À la fin de son livre Frantz Fanon consacre un chapitre à la reconnaissance. J’ai particulièrement apprécié la section qui renvoie à Hegel, très dense et bien plus compréhensible que le texte de la Phénoménologie de l’esprit. Il cite quand même le maître en exergue : La conscience de soi est en soi et pour soi quand et parce qu’elle est en soi et pour soi pour une autre conscience de soi ; c’est-à-dire qu’elle n’est qu’en tant qu’être reconnu. On ne saurait mieux dire : « l’homme n’est humain que dans la mesure où il veut s’imposer à un autre homme, afin de se faire reconnaître par lui.
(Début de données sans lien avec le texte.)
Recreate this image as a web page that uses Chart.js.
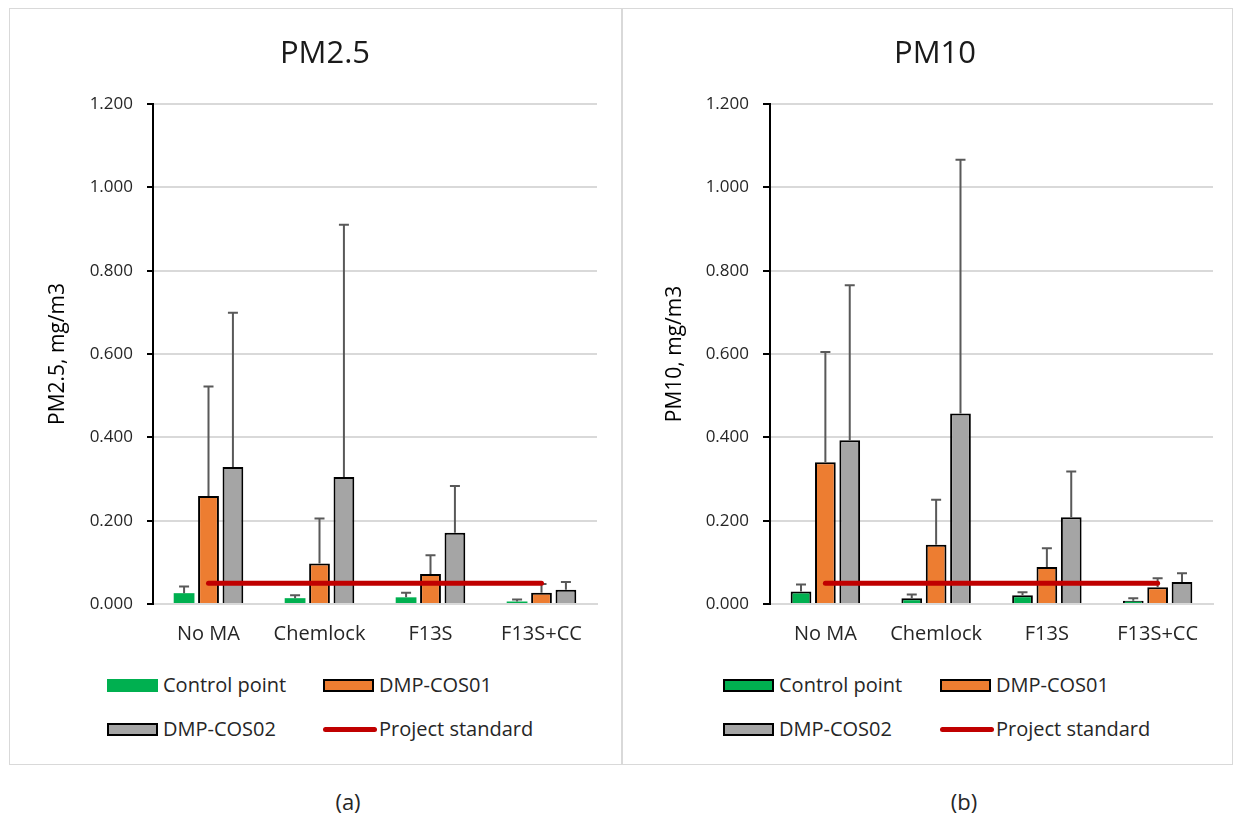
<!DOCTYPE html>
<html>
<head>
<meta charset="utf-8">
<script src="https://cdn.jsdelivr.net/npm/chart.js@4.4.0/dist/chart.umd.min.js"></script>
<style>
  body { margin: 0; background: #fff; font-family: "Open Sans", sans-serif; color: #262626; }
  .panel { position: absolute; top: 8px; height: 757px; border: 1.5px solid #d9d9d9; box-sizing: border-box; }
  canvas { position: absolute; top: 8px; }
  .title { position: absolute; top: 30px; width: 300px; text-align: center; font-size: 31px; line-height: 42px; color: #1a1a1a; }
  .item { position: absolute; white-space: nowrap; line-height: 24px; font-size: 20px; color: #262626; }
  .box { position: absolute; top: 6px; width: 51px; height: 13px; box-sizing: border-box; }
  .line { position: absolute; top: 10px; width: 54px; height: 5px; border-radius: 3px; }
  .cap { position: absolute; top: 786px; width: 60px; text-align: center; font-size: 22px; color: #262626; }
</style>
</head>
<body>
<div class="panel" style="left:9px;width:614px"></div>
<div class="panel" style="left:621px;width:612px"></div>
<canvas id="pm25" width="593" height="646" style="left:29px"></canvas>
<canvas id="pm10" width="593" height="646" style="left:639px"></canvas>
<div class="title" style="left:175px">PM2.5</div>
<div class="title" style="left:785px">PM10</div>
<div id="leg25"></div>
<div id="leg10"></div>
<div class="cap" style="left:318px">(a)</div>
<div class="cap" style="left:934px">(b)</div>
<script>
const categories = ['No MA', 'Chemlock', 'F13S', 'F13S+CC'];
const seriesNames = ['Control point', 'DMP-COS01', 'DMP-COS02', 'Project standard'];
const yTicks = [0, 0.2, 0.4, 0.6, 0.8, 1.0, 1.2];

// PM2.5 means and upper error (sd)
const pm25Control = [0.026, 0.014, 0.016, 0.006];
const pm25ControlErr = [0.016, 0.007, 0.011, 0.005];
const pm25Cos01 = [0.259, 0.097, 0.072, 0.027];
const pm25Cos01Err = [0.263, 0.108, 0.045, 0.021];
const pm25Cos02 = [0.329, 0.305, 0.171, 0.034];
const pm25Cos02Err = [0.370, 0.605, 0.112, 0.019];

// PM10
const pm10Control = [0.030, 0.014, 0.021, 0.008];
const pm10ControlErr = [0.017, 0.009, 0.007, 0.006];
const pm10Cos01 = [0.340, 0.142, 0.089, 0.040];
const pm10Cos01Err = [0.265, 0.108, 0.045, 0.022];
const pm10Cos02 = [0.393, 0.457, 0.208, 0.053];
const pm10Cos02Err = [0.372, 0.609, 0.110, 0.021];

const projectStandard = [0.05, 0.05, 0.05, 0.05];

const GREEN = '#00B050', ORANGE = '#ED7D31', GREY = '#A5A5A5', RED = '#C00000';
const FONT = '"Open Sans", sans-serif';

// error bars drawn right after each bar dataset, so the red line stays on top
const errorBars = {
  id: 'errorBars',
  afterDatasetDraw(chart, args) {
    const ds = chart.data.datasets[args.index];
    if (!ds.errors) return;
    const y = chart.scales.y;
    const ctx = chart.ctx;
    ctx.save();
    ctx.strokeStyle = '#595959';
    ctx.lineWidth = 2;
    args.meta.data.forEach((bar, i) => {
      const top = y.getPixelForValue(ds.data[i] + ds.errors[i]);
      ctx.beginPath();
      ctx.moveTo(bar.x, bar.y);
      ctx.lineTo(bar.x, top);
      ctx.moveTo(bar.x - 5, top);
      ctx.lineTo(bar.x + 5, top);
      ctx.stroke();
    });
    ctx.restore();
  }
};

function makeChart(id, yTitle, ctrl, ctrlErr, c1, c1Err, c2, c2Err, ctrlBorder, yWidth, yTitlePad, tickLen, padRight) {
  const barOpts = { order: 1, categoryPercentage: 0.66, barPercentage: 0.85 };
  return new Chart(document.getElementById(id), {
    type: 'bar',
    data: {
      labels: categories,
      datasets: [
        { ...barOpts, label: seriesNames[0], data: ctrl, errors: ctrlErr, backgroundColor: GREEN,
          borderColor: '#000', borderWidth: ctrlBorder },
        { ...barOpts, label: seriesNames[1], data: c1, errors: c1Err, backgroundColor: ORANGE,
          borderColor: '#000', borderWidth: 2 },
        { ...barOpts, label: seriesNames[2], data: c2, errors: c2Err, backgroundColor: GREY,
          borderColor: '#000', borderWidth: 2 },
        { type: 'line', order: 0, label: seriesNames[3], data: projectStandard, borderColor: RED,
          borderWidth: 5, borderCapStyle: 'round', pointRadius: 0, fill: false }
      ]
    },
    options: {
      responsive: false,
      animation: false,
      layout: { padding: { left: 0, right: padRight, top: 96, bottom: 0 } },
      plugins: {
        legend: { display: false },
        tooltip: { enabled: false }
      },
      scales: {
        x: {
          afterFit: s => { s.height = 50; },
          grid: { display: false, drawTicks: false },
          border: { color: '#d9d9d9', width: 2 },
          ticks: { color: '#262626', padding: 18, font: { family: FONT, size: 20 } }
        },
        y: {
          min: 0, max: 1.2,
          afterFit: s => { s.width = yWidth; },
          afterBuildTicks: s => { s.ticks = yTicks.map(v => ({ value: v })); },
          grid: { color: '#d9d9d9', lineWidth: 2, tickColor: '#000', tickLength: tickLen, tickWidth: 2 },
          border: { color: '#000', width: 2 },
          ticks: { color: '#262626', padding: 14, font: { family: FONT, size: 17 },
                   callback: v => v.toFixed(3) },
          title: { display: true, text: yTitle, color: '#000', padding: { top: yTitlePad, bottom: 4 },
                   font: { family: FONT, size: 21 } }
        }
      }
    },
    plugins: [errorBars]
  });
}

makeChart('pm25', 'PM2.5, mg/m3', pm25Control, pm25ControlErr, pm25Cos01, pm25Cos01Err,
          pm25Cos02, pm25Cos02Err, 0, 124, 16, 6, 25);
makeChart('pm10', 'PM10, mg/m3', pm10Control, pm10ControlErr, pm10Cos01, pm10Cos01Err,
          pm10Cos02, pm10Cos02Err, 2, 131, 23, 7, 19);

function buildLegend(id, x1, x2, ctrlBorder) {
  const el = document.getElementById(id);
  const rows = [673, 717];
  const items = [
    { name: seriesNames[0], color: GREEN, border: ctrlBorder, x: x1, y: rows[0] },
    { name: seriesNames[1], color: ORANGE, border: 2, x: x2, y: rows[0] },
    { name: seriesNames[2], color: GREY, border: 2, x: x1, y: rows[1] },
    { name: seriesNames[3], color: RED, line: true, x: x2, y: rows[1] }
  ];
  items.forEach(it => {
    const d = document.createElement('div');
    d.className = 'item';
    d.style.left = it.x + 'px';
    d.style.top = it.y + 'px';
    const mark = document.createElement('span');
    mark.className = it.line ? 'line' : 'box';
    mark.style.background = it.color;
    if (!it.line && it.border) mark.style.border = it.border + 'px solid #000';
    d.appendChild(mark);
    const t = document.createElement('span');
    t.style.marginLeft = '56px';
    t.textContent = it.name;
    d.appendChild(t);
    el.appendChild(d);
  });
}
buildLegend('leg25', 107, 323, 0);
buildLegend('leg10', 723, 940, 2);
</script>
</body>
</html>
Tant qu’il n’est pas effectivement reconnu par l’autre, c’est cet autre qui demeure le thème de son action. C’est de cet autre, c’est de la reconnaissance par cet autre, que dépendent sa valeur et sa réalité humaines. C’est dans cet autre que se condense le sens de sa vie. »
Frantz Fanon est un véritable universaliste, au sens où, loin de vouloir tous les êtres humains semblables, il nous demande au contraire de les reconnaître dans leur diversité et de les accueillir dans des institutions pluralistes.
À l’heure où se déversent des Niagara [1] de niaiseries racistes, inconscientes ou hypocritement revendiquées, il faut lire et relire Frantz Fanon.